Directive -
Check each line for the string "with". Give only the count of lines that have it.

The records -
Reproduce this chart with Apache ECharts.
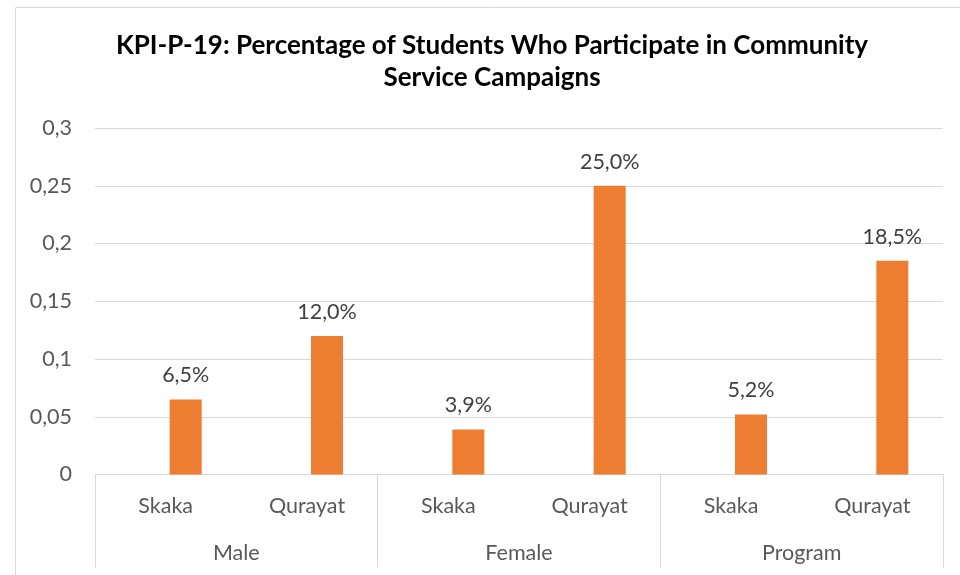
<!DOCTYPE html>
<html>
<head>
<meta charset="utf-8">
<script src="https://cdn.jsdelivr.net/npm/echarts@6/dist/echarts.min.js"></script>
<style>html,body{margin:0;padding:0;background:#fff}#c{width:960px;height:575px}</style>
</head>
<body>
<div id="c"></div>
<script>
const titleText = 'KPI-P-19: Percentage of Students Who Participate in Community\nService Campaigns';
const campuses = ['Skaka', 'Qurayat', 'Skaka', 'Qurayat', 'Skaka', 'Qurayat'];
const groups = ['Male', 'Female', 'Program'];
const values = [0.065, 0.12, 0.039, 0.25, 0.052, 0.185];
const placeholder = [null, null, null, null, null, null];
const yMin = 0, yMax = 0.3, yStep = 0.05;

const font = 'Lato, "Open Sans", sans-serif';
const fs = 21.5;
const chart = echarts.init(document.getElementById('c'));
chart.setOption({
  animation: false,
  title: {
    text: titleText,
    left: 492,
    textAlign: 'center',
    top: 30,
    padding: 0,
    textStyle: { fontFamily: font, fontSize: 26, fontWeight: 'bold', color: '#000', lineHeight: 32 }
  },
  graphic: [{
    type: 'rect', left: 13, top: 5, silent: true,
    shape: { width: 1000, height: 1000 },
    style: { fill: 'none', stroke: '#d9d9d9', lineWidth: 1 }
  }],
  grid: { left: 95, right: 17, top: 128, bottom: 100.5 },
  xAxis: [{
    type: 'category', data: campuses, position: 'bottom', offset: 0,
    axisLine: { show: false }, axisTick: { show: false },
    axisLabel: { margin: 21, fontFamily: font, fontSize: fs, color: '#595959' }
  }, {
    type: 'category', data: groups, position: 'bottom', offset: 0,
    axisLine: { show: true, lineStyle: { color: '#d9d9d9', width: 1 } },
    axisTick: { show: true, length: 93, lineStyle: { color: '#d9d9d9', width: 1 } },
    axisLabel: { margin: 68, fontFamily: font, fontSize: fs, color: '#595959' }
  }],
  yAxis: {
    type: 'value', min: yMin, max: yMax, interval: yStep,
    axisLine: { show: false }, axisTick: { show: false },
    splitLine: { lineStyle: { color: '#d9d9d9', width: 1 } },
    axisLabel: {
      margin: 23, fontFamily: font, fontSize: fs, color: '#595959',
      formatter: v => String(+v.toFixed(2)).replace('.', ',')
    }
  },
  series: [{
    type: 'bar', xAxisIndex: 0, data: placeholder, barWidth: 32, barGap: '25%', silent: true
  }, {
    type: 'bar', xAxisIndex: 0, data: values, barWidth: 32, barGap: '25%',
    itemStyle: { color: '#ED7D31' },
    label: {
      show: true, position: 'top', distance: 13,
      fontFamily: font, fontSize: fs, color: '#404040',
      formatter: p => (p.value * 100).toFixed(1).replace('.', ',') + '%'
    }
  }]
});
</script>
</body>
</html>
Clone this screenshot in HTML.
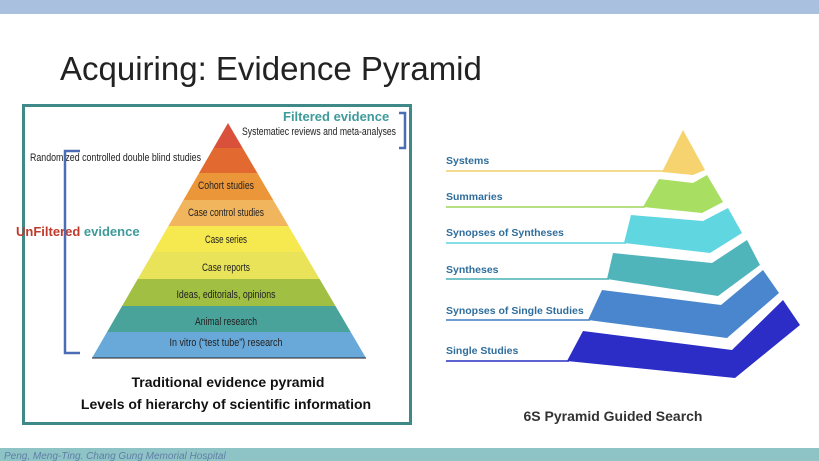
<!DOCTYPE html>
<html><head><meta charset="utf-8"><style>
html,body{margin:0;padding:0;background:#fff;}
svg{display:block;}
</style></head><body>
<svg width="819" height="461" viewBox="0 0 819 461" xmlns="http://www.w3.org/2000/svg" font-family="Liberation Sans, sans-serif">
<rect x="0" y="0" width="819" height="14" fill="#a9c1de"/>
<text x="60" y="80" font-size="33" fill="#222">Acquiring: Evidence Pyramid</text>
<rect x="23.5" y="105.5" width="387" height="318" fill="none" stroke="#3f8a88" stroke-width="3"/>
<defs><clipPath id="tri"><polygon points="228,123 92,358 366,358"/></clipPath></defs>
<g clip-path="url(#tri)">
<rect x="80" y="120" width="300" height="28" fill="#d9513b"/>
<rect x="80" y="148" width="300" height="25" fill="#e2692f"/>
<rect x="80" y="173" width="300" height="27" fill="#ec963a"/>
<rect x="80" y="200" width="300" height="26" fill="#f1b55e"/>
<rect x="80" y="226" width="300" height="26" fill="#f6e84f"/>
<rect x="80" y="252" width="300" height="27" fill="#e9e35a"/>
<rect x="80" y="279" width="300" height="27" fill="#a1bf43"/>
<rect x="80" y="306" width="300" height="26" fill="#4aa39b"/>
<rect x="80" y="332" width="300" height="26" fill="#68a9d9"/>
</g>
<line x1="92" y1="358" x2="366" y2="358" stroke="#222" stroke-width="1"/>
<g font-size="11" fill="#222" text-anchor="middle">
<text x="226" y="189" textLength="56" lengthAdjust="spacingAndGlyphs">Cohort studies</text>
<text x="226" y="216" textLength="76" lengthAdjust="spacingAndGlyphs">Case control studies</text>
<text x="226" y="243" textLength="42" lengthAdjust="spacingAndGlyphs">Case series</text>
<text x="226" y="271" textLength="48" lengthAdjust="spacingAndGlyphs">Case reports</text>
<text x="226" y="298" textLength="99" lengthAdjust="spacingAndGlyphs">Ideas, editorials, opinions</text>
<text x="226" y="325" textLength="62" lengthAdjust="spacingAndGlyphs">Animal research</text>
<text x="226" y="346" textLength="113" lengthAdjust="spacingAndGlyphs">In vitro (“test tube”) research</text>
</g>
<text x="30" y="161" font-size="11" fill="#222" textLength="171" lengthAdjust="spacingAndGlyphs">Randomized controlled double blind studies</text>
<text x="242" y="135" font-size="11" fill="#222" textLength="154" lengthAdjust="spacingAndGlyphs">Systematiec reviews and meta-analyses</text>
<text x="283" y="121" font-size="13" font-weight="bold" fill="#3f9a9a">Filtered evidence</text>
<text x="16" y="236" font-size="13" font-weight="bold"><tspan fill="#c0392b">UnFiltered</tspan><tspan fill="#3f9a9a"> evidence</tspan></text>
<path d="M80,151 H65 V353 H80" fill="none" stroke="#4a6db5" stroke-width="2.5"/>
<path d="M399,113 H405 V148 H399" fill="none" stroke="#4a6db5" stroke-width="2.5"/>
<g font-size="14" font-weight="bold" fill="#111" text-anchor="middle">
<text x="228" y="387">Traditional evidence pyramid</text>
<text x="226" y="409">Levels of hierarchy of scientific information</text>
</g>
<!-- 6S pyramid -->
<g stroke-width="1.5">
<line x1="446" y1="171" x2="664" y2="171" stroke="#f2cf6c"/>
<line x1="446" y1="207" x2="645" y2="207" stroke="#9ed45a"/>
<line x1="446" y1="243" x2="626" y2="243" stroke="#5fd3de"/>
<line x1="446" y1="279" x2="609" y2="279" stroke="#4ab0b5"/>
<line x1="446" y1="320" x2="590" y2="320" stroke="#3f7fc2"/>
<line x1="446" y1="361" x2="569" y2="361" stroke="#2a2fc4"/>
</g>
<polygon points="683,130 705,170 693,175 662,172" fill="#f6d36e"/>
<polygon points="659,179 693,183 707,175 723,202 702,213 643,207" fill="#a8df62"/>
<polygon points="631,215 703,221 728,208 742,233 710,253 624,243" fill="#5fd6e0"/>
<polygon points="613,253 712,263 747,240 760,265 718,296 607,279" fill="#50b5bb"/>
<polygon points="602,290 721,305 763,270 779,293 727,338 588,320" fill="#4a86cd"/>
<polygon points="583,331 732,350 783,300 800,325 735,378 567,361" fill="#2b2dc6"/>
<g font-size="10.5" font-weight="bold" fill="#2f6e9c">
<text x="446" y="164">Systems</text>
<text x="446" y="200">Summaries</text>
<text x="446" y="236">Synopses of Syntheses</text>
<text x="446" y="273">Syntheses</text>
<text x="446" y="314">Synopses of Single Studies</text>
<text x="446" y="354">Single Studies</text>
</g>
<text x="613" y="421" font-size="14" font-weight="bold" fill="#333" text-anchor="middle">6S Pyramid Guided Search</text>
<rect x="0" y="448" width="819" height="13" fill="#8fc4c6"/>
<text x="4" y="459" font-size="10" font-style="italic" fill="#5f7ea6">Peng, Meng-Ting. Chang Gung Memorial Hospital</text>
</svg>
</body></html>
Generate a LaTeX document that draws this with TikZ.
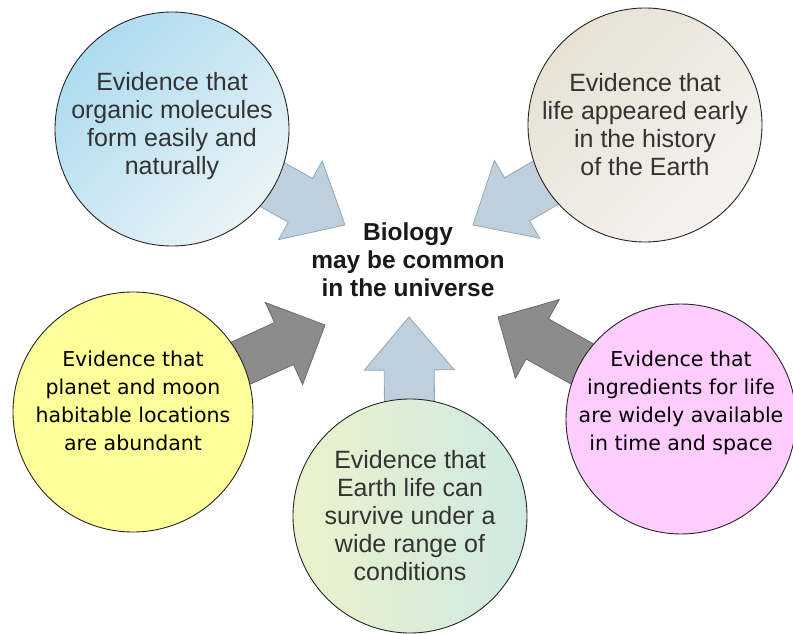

Task output -
2